Some of the world's biggest banks in commodity trade financing are creating a registry here to mitigate the risk of fraud and boost transparency, after losing billions of dollars owing to a spate of defaults.
Banks have reduced their commodities business this year to cut risk following collapses, including that of Singapore's Hin Leong Trading, which shocked lenders after instances of financial trouble were laid bare by the coronavirus crisis.
DBS Bank and Standard Chartered said yesterday that they are leading a group of 12 other banks here to create a secure central database to access records of trade transactions financed across lenders in Singapore.
"This mitigates against duplicate financing from different bank lenders for the same trade inventory, leading to greater trust and confidence among banks and traders alike," said DBS and StanChart.
They noted that banks are now able to conduct validations only within a single customer entity, or across their individual banking network, with no view of what other banks have financed or undertaken payment obligation against.

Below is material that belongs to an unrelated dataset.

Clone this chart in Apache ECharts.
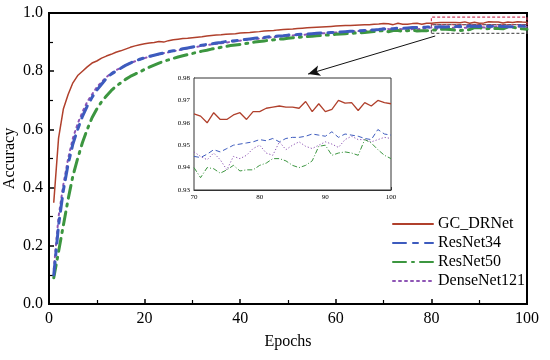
<!DOCTYPE html>
<html><head><meta charset="utf-8">
<script src="https://cdn.jsdelivr.net/npm/echarts@6/dist/echarts.min.js"></script>
<style>html,body{margin:0;padding:0;background:#fff}#c{width:550px;height:360px}</style>
</head><body><div id="c"></div>
<script>
const seriesNames = ['GC_DRNet','ResNet34','ResNet50','DenseNet121'];
const gcDRNet = [0.35,0.57,0.67,0.72,0.76,0.785,0.80,0.815,0.828,0.835,
0.845,0.852,0.858,0.865,0.870,0.876,0.882,0.887,0.891,0.894,
0.897,0.899,0.902,0.900,0.905,0.908,0.910,0.912,0.913,0.915,
0.917,0.918,0.921,0.923,0.924,0.925,0.927,0.928,0.929,0.931,
0.932,0.933,0.935,0.936,0.938,0.939,0.940,0.942,0.943,0.944,
0.945,0.947,0.948,0.949,0.950,0.951,0.952,0.953,0.954,0.955,
0.956,0.957,0.957,0.958,0.959,0.960,0.960,0.961,0.962,
0.964,0.963,0.960,0.9645,0.9615,0.9615,0.9635,0.9645,0.9615,0.965,0.965,0.9665,0.967,0.9675,0.967,0.967,0.9665,0.9695,0.965,0.9685,0.965,0.966,0.970,0.9688,0.969,0.9655,0.969,0.9675,0.970,0.969,0.9685];
const resNet34 = [0.10,0.27,0.39,0.48,0.55,0.60,0.645,0.68,0.71,0.735,
0.755,0.775,0.79,0.80,0.81,0.82,0.828,0.835,0.841,0.846,
0.851,0.855,0.859,0.863,0.867,0.870,0.873,0.877,0.880,0.883,
0.886,0.889,0.892,0.894,0.897,0.899,0.902,0.903,0.905,0.907,
0.909,0.911,0.913,0.915,0.916,0.918,0.919,0.921,0.922,0.924,
0.925,0.926,0.927,0.928,0.929,0.930,0.931,0.932,0.933,0.934,
0.935,0.936,0.937,0.938,0.939,0.940,0.941,0.942,0.943,
0.945,0.9445,0.946,0.948,0.947,0.9485,0.950,0.9505,0.951,0.9515,0.9525,0.952,0.953,0.9515,0.953,0.9535,0.9535,0.954,0.955,0.9545,0.954,0.956,0.9535,0.955,0.9545,0.954,0.953,0.9525,0.957,0.955,0.9545];
const resNet50 = [0.09,0.18,0.27,0.36,0.44,0.50,0.555,0.60,0.64,0.67,
0.695,0.715,0.733,0.748,0.76,0.772,0.782,0.79,0.798,0.806,
0.814,0.821,0.828,0.834,0.839,0.844,0.849,0.853,0.857,0.861,
0.865,0.869,0.872,0.876,0.879,0.882,0.885,0.888,0.890,0.892,
0.895,0.897,0.900,0.902,0.904,0.906,0.908,0.910,0.911,0.913,
0.915,0.916,0.918,0.919,0.920,0.922,0.923,0.924,0.925,0.927,
0.928,0.929,0.930,0.931,0.932,0.933,0.935,0.936,0.938,
0.940,0.9355,0.940,0.9395,0.9375,0.939,0.941,0.9385,0.939,0.939,0.941,0.942,0.944,0.944,0.943,0.941,0.940,0.941,0.943,0.9495,0.950,0.9455,0.9465,0.947,0.9465,0.9455,0.9525,0.951,0.948,0.9455,0.944];
const denseNet121 = [0.12,0.30,0.41,0.50,0.57,0.62,0.66,0.695,0.72,0.745,
0.763,0.78,0.793,0.803,0.812,0.82,0.828,0.834,0.84,0.845,
0.85,0.854,0.858,0.862,0.865,0.869,0.872,0.875,0.879,0.882,
0.884,0.887,0.889,0.892,0.894,0.896,0.898,0.901,0.903,0.905,
0.907,0.909,0.911,0.912,0.914,0.916,0.917,0.919,0.92,0.921,
0.923,0.924,0.925,0.926,0.928,0.929,0.93,0.931,0.932,0.933,
0.934,0.935,0.936,0.937,0.938,0.939,0.94,0.941,0.942,
0.947,0.945,0.9435,0.9465,0.9435,0.939,0.945,0.944,0.9455,0.9485,0.950,0.9465,0.9455,0.9515,0.948,0.950,0.9515,0.9495,0.9485,0.950,0.9515,0.9505,0.949,0.9525,0.954,0.9525,0.9525,0.9515,0.9525,0.9535,0.953];
const firstEpoch = 1;
const insetStartEpoch = 70;
const zoomBoxTop = [[80,0.96],[100,0.986]];
const zoomBoxBottom = [[80,0.93],[100,0.96]];
const arrowFrom = [80.8,0.921];
const arrowTo = [54.2,0.79];

const colors = ['#B0402C','#3D5BBE','#3C9640','#8E55B5'];
const values = [gcDRNet,resNet34,resNet50,denseNet121];
const font = "'Liberation Serif','Times New Roman',serif";

function pairs(arr, from){
  const out=[];
  for(let i=from-firstEpoch;i<arr.length;i++) out.push([i+firstEpoch, arr[i]]);
  return out;
}
const mainStyles = [
  {width:1.5,type:'solid'},
  {width:3,type:[13,7,5,7]},
  {width:3,type:[13,6,2,6]},
  {width:2,type:[2,4]}
];
const insetStyles = [
  {width:1.3,type:'solid'},
  {width:1,type:[5,3]},
  {width:1,type:[5,2,1,2]},
  {width:1,type:[1.2,2]}
];
const series=[];
values.forEach((arr,k)=>{
  const s = {name:seriesNames[k], type:'line', xAxisIndex:0, yAxisIndex:0,
    data:pairs(arr,firstEpoch), showSymbol:false, symbol:'none', z: 5-k,
    lineStyle:Object.assign({color:colors[k], cap:'round'}, mainStyles[k]),
    itemStyle:{color:colors[k]}};
  if(k===0){
    s.markArea = {silent:true, data:[
      [{coord:zoomBoxTop[0], itemStyle:{color:'rgba(0,0,0,0)',borderColor:'#D04060',borderWidth:1.2,borderType:[3,2]}},{coord:zoomBoxTop[1]}],
      [{coord:zoomBoxBottom[0], itemStyle:{color:'rgba(0,0,0,0)',borderColor:'#606060',borderWidth:1.2,borderType:[3,2]}},{coord:zoomBoxBottom[1]}]
    ]};
    s.markLine = {silent:true, symbol:['none','arrow'], symbolSize:[8,12],
      lineStyle:{color:'#111',width:1,type:'solid'}, label:{show:false},
      data:[[{coord:arrowFrom},{coord:arrowTo}]]};
  }
  series.push(s);
});
values.forEach((arr,k)=>{
  series.push({name:seriesNames[k], type:'line', xAxisIndex:1, yAxisIndex:1,
    data:pairs(arr,insetStartEpoch), showSymbol:false, symbol:'none', z:10-k,
    lineStyle:Object.assign({color:colors[k]}, insetStyles[k]),
    itemStyle:{color:colors[k]}});
});

const chart = echarts.init(document.getElementById('c'),null,{renderer:'canvas'});
chart.setOption({
  animation:false,
  backgroundColor:'#fff',
  grid:[
    {left:49,top:13,right:23,bottom:56,show:true,borderColor:'#000',borderWidth:2,backgroundColor:'transparent',outerBoundsMode:'none',containLabel:false},
    {left:194,top:78,width:197,height:112,show:true,borderColor:'#333',borderWidth:1,backgroundColor:'#fff',z:3,outerBoundsMode:'none',containLabel:false}
  ],
  legend:{left:387,top:211,orient:'vertical',itemWidth:40,itemHeight:12,itemGap:3,
    data:seriesNames, itemStyle:{opacity:0},
    textStyle:{fontFamily:font,fontSize:16,color:'#000'}},
  xAxis:[
    {type:'value',gridIndex:0,min:0,max:100,interval:20,
     axisLine:{lineStyle:{color:'#000',width:2}},
     axisTick:{inside:true,length:5,lineStyle:{color:'#000',width:1.5}},
     minorTick:{show:true,splitNumber:2,length:4,lineStyle:{color:'#000',width:1.2}},
     splitLine:{show:false},
     axisLabel:{fontFamily:font,fontSize:16,color:'#000',margin:7},
     name:'Epochs',nameLocation:'middle',nameGap:30,nameMoveOverlap:false,
     nameTextStyle:{fontFamily:font,fontSize:16,color:'#000'}},
    {type:'value',gridIndex:1,min:70,max:100,interval:10,
     axisLine:{lineStyle:{color:'#333',width:1}},
     axisTick:{inside:true,length:3,lineStyle:{color:'#333'}},
     minorTick:{show:true,splitNumber:2,length:2,lineStyle:{color:'#333'}},
     splitLine:{show:false},
     axisLabel:{fontFamily:font,fontSize:7,color:'#000',margin:4}}
  ],
  yAxis:[
    {type:'value',gridIndex:0,min:0,max:1,interval:0.2,
     axisLine:{lineStyle:{color:'#000',width:2}},
     axisTick:{inside:true,length:5,lineStyle:{color:'#000',width:1.5}},
     minorTick:{show:true,splitNumber:2,length:4,lineStyle:{color:'#000',width:1.2}},
     splitLine:{show:false},
     axisLabel:{fontFamily:font,fontSize:16,color:'#000',margin:6,formatter:v=>v.toFixed(1)},
     name:'Accuracy',nameLocation:'middle',nameGap:31,nameRotate:90,nameMoveOverlap:false,
     nameTextStyle:{fontFamily:font,fontSize:16,color:'#000'}},
    {type:'value',gridIndex:1,min:0.93,max:0.98,interval:0.01,
     axisLine:{lineStyle:{color:'#333',width:1}},
     axisTick:{inside:true,length:3,lineStyle:{color:'#333'}},
     minorTick:{show:true,splitNumber:2,length:2,lineStyle:{color:'#333'}},
     splitLine:{show:false},
     axisLabel:{fontFamily:font,fontSize:7,color:'#000',margin:4,formatter:v=>v.toFixed(2)}}
  ],
  series:series
});
</script></body></html>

"This information asymmetry is a key gap that can only be addressed with a trade finance registry that facilitates collaboration across industry players and government agencies," they added.
Ms Ho Hern Shin, an assistant managing director at the Monetary Authority of Singapore, added: "A registry strengthens trade financing banks' ability to avoid duplicate financing, and facilitates more sustained credit flow."
Reuters reported in July that banks are teaming up to strengthen lending practices and improve transparency in the sector.
Number of banks creating a trade finance registry in Singapore.
Mr Sriram Muthukrishnan, DBS' global head of trade product management, said: "The registry marks an important step towards fostering greater transparency through collaboration and strengthening lending practices in Singapore's banking sector, while ensuring a secure operating environment for the industry as we progress towards an increasingly digital trade future."
The other participating banks are ABN Amro, ANZ, CIMB, Deutsche Bank, ICICI, Lloyds, Maybank, Natixis, OCBC Bank, Rabobank, SMBC and United Overseas Bank.